B2B Search Behavior Differences
B2B keyword research differs fundamentally from B2C because B2B buyers search differently, decide differently, and value different information. B2B search queries tend to be more specific, more technical, and more focused on evaluating solutions than impulse purchasing.
B2B search volumes are typically lower than B2C, but the value per visitor is dramatically higher. A B2C keyword with 100,000 monthly searches might generate $0.50 per visitor, while a B2B keyword with 500 monthly searches might generate $500 per visitor. This high-value, low-volume dynamic requires different prioritization frameworks.
Multiple stakeholders participate in B2B purchase decisions. End users, technical evaluators, financial approvers, and executive sponsors each search for different information at different stages. Your keyword strategy must address all these personas.
Buyer Journey Keywords
Map keywords to each stage of the B2B buyer journey. Awareness-stage keywords address problems and challenges: "how to reduce employee turnover" or "why is our CRM not scaling." Consideration-stage keywords explore solution categories: "employee retention software" or "enterprise CRM platforms."
Decision-stage keywords indicate active evaluation: "[Product A] vs [Product B]," "[category] pricing," and "[product] reviews." These keywords have the strongest purchase intent and typically generate the highest quality leads.
Post-purchase keywords address implementation and optimization: "how to implement [product]," "[product] best practices," and "[product] integrations." These keywords attract existing customers for retention and upsell while also providing useful content that influences pre-purchase researchers.
Long-Tail B2B Strategies
Long-tail B2B keywords capture specific, high-intent searches that broad terms miss. While "project management software" has fierce competition, "project management software for construction companies with field teams" targets a specific buyer with specific needs and much less competition.

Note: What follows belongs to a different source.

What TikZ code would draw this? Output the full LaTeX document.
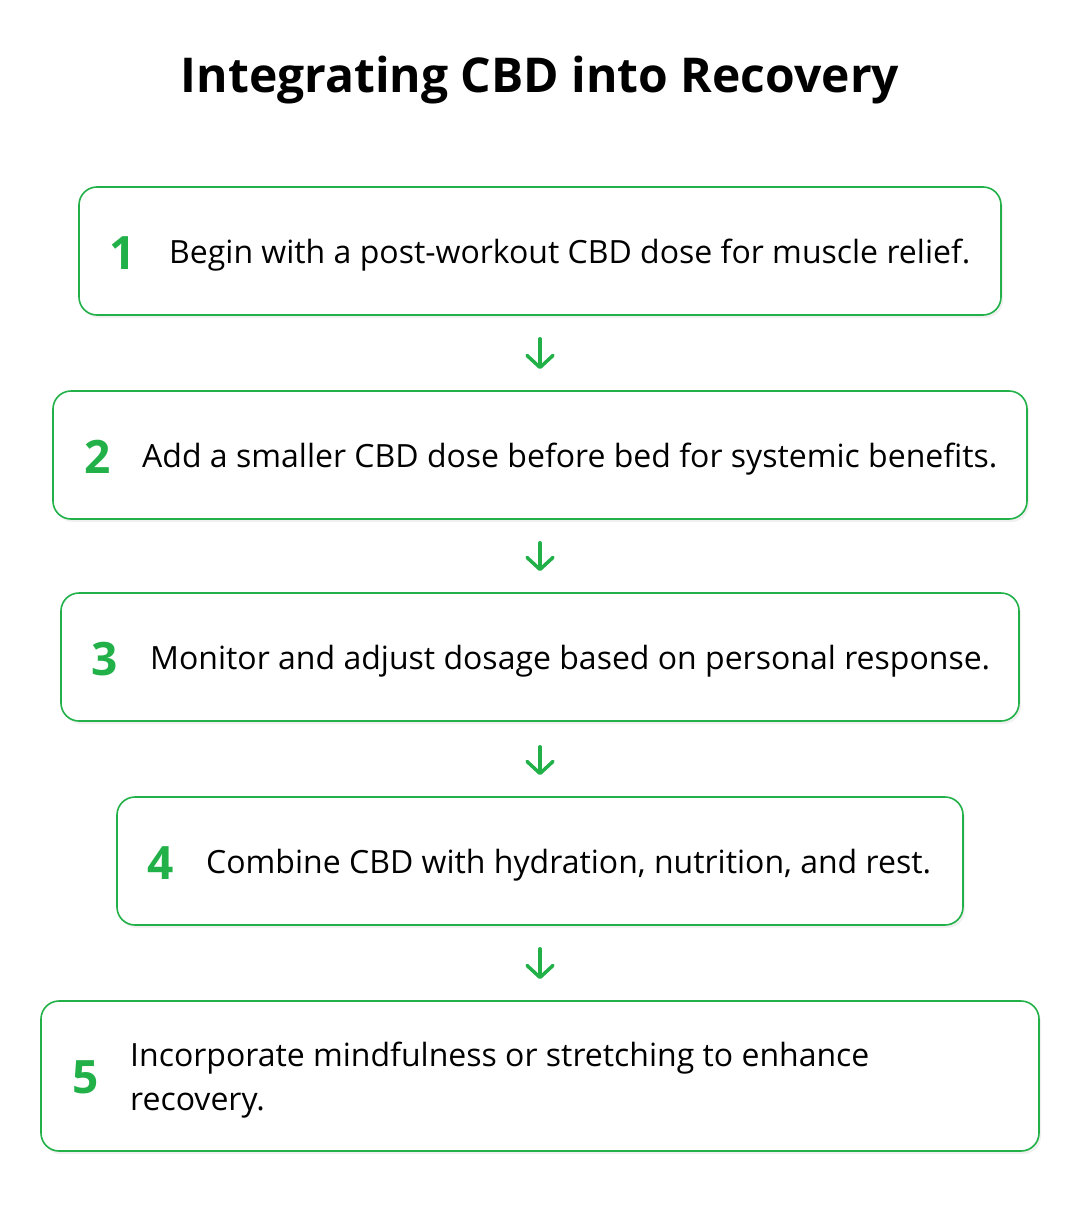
\documentclass[tikz,border=0pt]{standalone}
\usepackage{fontspec}
\setmainfont{Open Sans}
\usetikzlibrary{arrows.meta}
\definecolor{grn}{RGB}{34,176,72}
\tikzset{
  stepbox/.style={draw=grn, line width=1.6pt, rounded corners=18pt, fill=white, minimum height=128pt, inner sep=0pt},
  shadowbox/.style={fill=black!6, rounded corners=18pt, minimum height=128pt, inner sep=0pt},
  num/.style={text=grn, font=\fontsize{46}{50}\selectfont\bfseries, anchor=base, inner sep=0pt},
  txt/.style={text=black, font=\fontsize{32}{44}\selectfont, anchor=base west, inner sep=0pt, align=left},
  arr/.style={draw=grn, line width=3.5pt, line cap=round, line join=round, -{Straight Barb[length=12pt, width=26pt, line width=3.5pt, line cap=round, line join=round]}}
}
\begin{document}
\begin{tikzpicture}[x=1pt, y=-1pt]
\useasboundingbox (0,0) rectangle (1080,1212);
\node[font=\fontsize{48}{56}\selectfont\bfseries, anchor=base, inner sep=0pt] (title) at (540,93) {Integrating CBD into Recovery};

% shadows
\node[shadowbox, minimum width=922pt] at (542,254) {};
\node[shadowbox, minimum width=974pt] at (542,458) {};
\node[shadowbox, minimum width=958pt] at (542,660) {};
\node[shadowbox, minimum width=846pt] at (542,864) {};
\node[shadowbox, minimum width=998pt, minimum height=150pt] at (542,1079) {};

\node[stepbox, minimum width=922pt] (b1) at (540,251) {};
\node[stepbox, minimum width=974pt] (b2) at (540,455) {};
\node[stepbox, minimum width=958pt] (b3) at (540,657) {};
\node[stepbox, minimum width=846pt] (b4) at (540,861) {};
\node[stepbox, minimum width=998pt, minimum height=150pt] (b5) at (540,1076) {};

\node[num] (n1) at (123,269) {1};
\node[txt] (t1) at (169,263) {Begin with a post-workout CBD dose for muscle relief.};
\node[num] (n2) at (98,473) {2};
\node[txt] (t2) at (142,467) {Add a smaller CBD dose before bed for systemic benefits.};
\node[num] (n3) at (105,675) {3};
\node[txt] (t3) at (150,669) {Monitor and adjust dosage based on personal response.};
\node[num] (n4) at (161,879) {4};
\node[txt] (t4) at (206,873) {Combine CBD with hydration, nutrition, and rest.};
\node[num] (n5) at (86,1093) {5};
\node[txt] (t5) at (130,1110) {Incorporate mindfulness or stretching to enhance\\recovery.};

\draw[arr, shorten <=23pt, shorten >=21pt] (b1.south) -- (b2.north);
\draw[arr, shorten <=23pt, shorten >=21pt] (b2.south) -- (b3.north);
\draw[arr, shorten <=25pt, shorten >=21pt] (b3.south) -- (b4.north);
\draw[arr, shorten <=23pt, shorten >=21pt] (b4.south) -- (b5.north);
\end{tikzpicture}
\end{document}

Generate long-tail variations by combining core terms with industry modifiers ("for healthcare"), company size ("for enterprises"), use case ("for remote teams"), and feature requirements ("with time tracking"). Each variation represents a real searcher with specific needs your content can address.
**B2B long-tail keyword formulas:**
- [Solution category] + for + [industry]
- [Solution category] + for + [company size]
- [Solution category] + with + [specific feature]
- How to + [pain point] + in + [industry]
- Best + [solution type] + for + [use case]
- [Product type] + vs + [product type]
Competitor Keyword Analysis
Competitor keyword analysis in B2B reveals the content strategies of companies targeting the same buyers. Identify which keywords competitors rank for that you do not (gap analysis) and which keywords you share (competitive keywords) to prioritize your optimization efforts.
Analyze competitors' highest-performing content to understand what resonates with your shared audience. If a competitor's comparison page ranks well and generates significant traffic, creating a superior comparison resource is a proven opportunity.
Our [content marketing services](/services/marketing/content) include competitive keyword analysis that identifies the most valuable content opportunities in your B2B market, prioritizing keywords that balance search volume, competition, and buyer intent.
Intent Mapping
Intent classification is critical for B2B keyword strategy because the same keyword can carry different intents. "CRM software" might indicate research (informational), evaluation (commercial), or purchase readiness (transactional). Your content must match the dominant intent for each keyword.
Analyze the current SERP to determine intent. If Google shows blog posts and guides, the intent is informational. If it shows product pages and pricing, the intent is transactional. If it shows comparison articles and review sites, the intent is commercial investigation.
Match content types to intent classifications. Create educational blog content for informational keywords, product and service pages for transactional keywords, comparison and evaluation content for commercial investigation keywords, and navigational pages for branded keywords.
Building Your B2B Keyword Strategy
Build your B2B keyword strategy by combining buyer persona research, journey mapping, competitor analysis, and intent classification into a prioritized keyword list. Score each keyword based on search volume, business value, competition level, and content feasibility.
Organize keywords into topic clusters that map to your content architecture. Each cluster should have a pillar keyword (broad, high-volume) supported by cluster keywords (specific, long-tail). This organization guides both content creation and internal linking strategy.
Revisit and update your keyword strategy quarterly. B2B markets evolve as new competitors enter, new solutions emerge, and buyer vocabulary shifts. Regular keyword research refreshes ensure your content strategy stays aligned with how your buyers actually search.